In the wake of last week's tragic shooting in Chattanooga, Tennessee, that left four Marines and one sailor dead, people are asking: Should military recruiters be armed?

We've seen one example of somebody taking matters into their own hands this week: A man with the Iowa Militia stood guard outside the Armed Forces Career Center in Des Moines.

But in Dubuque, no such measures are being taken.

One recruiter told KWWL that a sheriff's deputy stopped by to check in on them this week, but the Dubuque County Sheriff's Office say they don't know about that, and it was most likely just an act of goodwill carried about by an individual deputy.

But just because the recruiters can't be armed doesn't mean the nearby business owners can't.

Greg Howell owns Dubuque Tattoo Club, which is just two doors away from the recruiting center in Dubuque. 

Howell said he believes that recruiters should be armed, and says he has a conceal and carry permit. He said he wouldn't hesitate to help if there was an attack on his home turf.

"I'm not going to stand by and let some dirtbag do something like that, not in my community," he said. "I won't stand for it."

But Charles Brimeyer, executive director of the Dubuque County Veterans Affairs Commission, says recruiters shouldn't be armed.
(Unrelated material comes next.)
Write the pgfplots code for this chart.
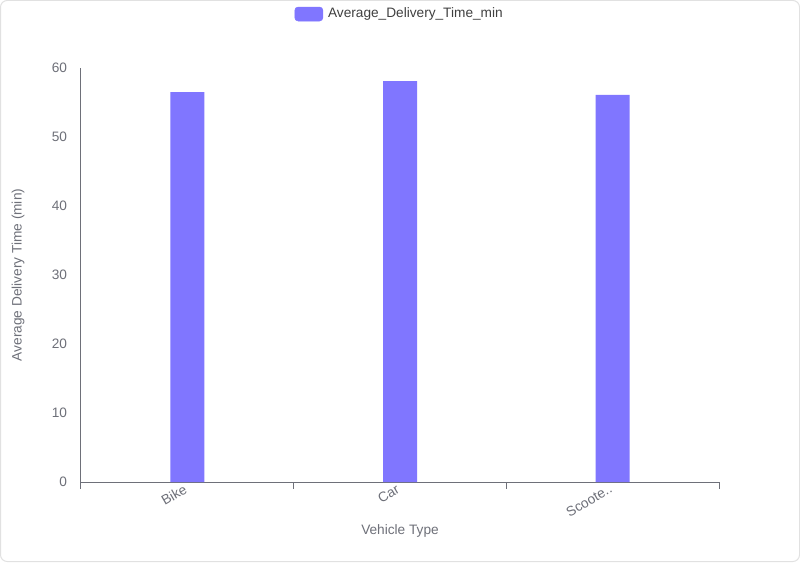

"No, I don't believe they should be armed," he said. "Should they be afforded a higher amount of protection? The answer is, I believe they should be afforded a higher level of protection."

This all comes as Gov. Terry Branstad this week ordered the Iowa National Guard to review security at all of its military installations and recruiting centers in the state.

Branstad said he will also ask the federal government for the same review at a meeting in Washington this week.